In 1758, Jean-Etienne Guettard mentioned in a publication of the French Royal Academy of Sciences the particular behavior of three rivers in Normandy that “gradually disappear and then reappear downstream”. Guettard noticed “holes in the river bed that absorb river flow”. These three rivers are respectfully the Iton, the Avre and the Risle rivers, all flowing on the Upper Cretaceous chalk, and located in the eastern part of Normandy, in northwest France.
The Risle and Avre rivers are both constituted of 3 segments showing changing hydraulic behaviors: a first section upstream where the river and the groundwater (GW) are hydraulically connected and are in equilibrium, a middle portion where the river and the GW are disconnected, with sinkholes forming in the minor bed, progressively decreasing the river flowrate and sometimes leading to complete river dry up, and a third section downstream, representing converging outlets of the karst aquifer system, where river and GW undergo reconnection, starting up with a strong resurgence area. The Iton river is a more complex hydrosystem with two successive karst sections resulting in five segments showing changing hydraulic behaviors (river and WT level being alternatively connected and disconnected).
Several monitoring networks for groundwater level and flowrate do exist in these rivers since the seventies or eighties. A more dense and better located monitoring network was implemented in the Risle river basin as part of the Risle Observatory which operated over a 3 year period (2013-2016).
These monitoring networks allowed for using lumped hydrological modelling with GARDENIA to notably quantify groundwater karstic flowrate as well as the groundwater components of the river flow.
Eleven (11) lumped modelling processes were carried out with calibration using both piezometric levels and riverflow : 2 models were generated in the Iton basin, 4 in the Risle basin and 3 in the Avre basin. Two (2) other models were also elaborated in less karstic chalk basins (Austreberthe and Cailly Rivers) for comparison.
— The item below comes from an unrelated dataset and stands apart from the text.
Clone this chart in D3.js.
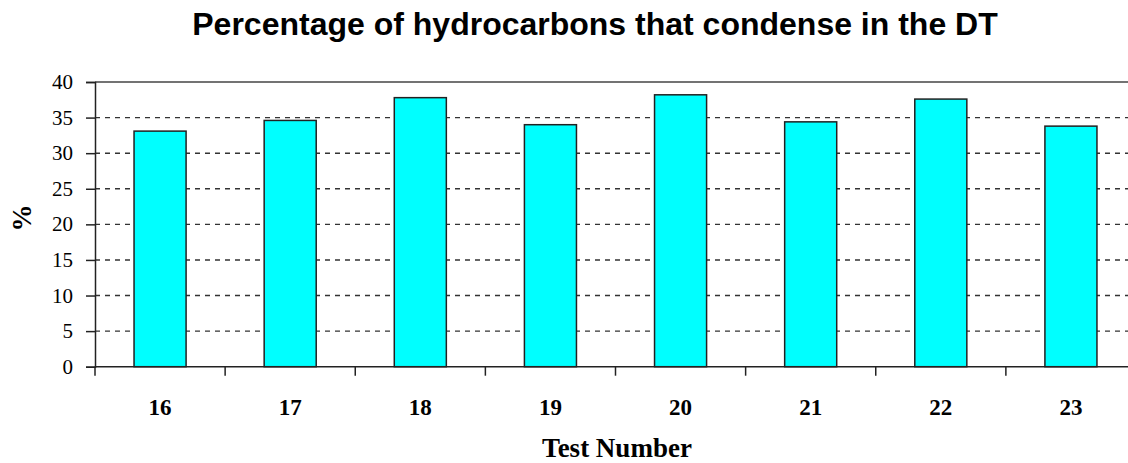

Regarding the groundwater component of the river flow, results obtained showed that for less karstic chalk basins, the average net GW input accounts for 74% to 98% of the mean river flow. In karstic basins, the net groundwater component of the mean river flow can decrease to around 30% at the end of the karst sections(i.e; 34 % for the Risle and 29% for the Avre). In the karst sections of the rivers, GW karst flow can be highly significant, up to 36% of the effective rainfall in the second karst segment of the Iton river and 56% in the middle portion of the Risle river).
Acquiring a good understanding of these GW and river flow interaction processes is essential for floodrisk assessment in karstic chalk environments.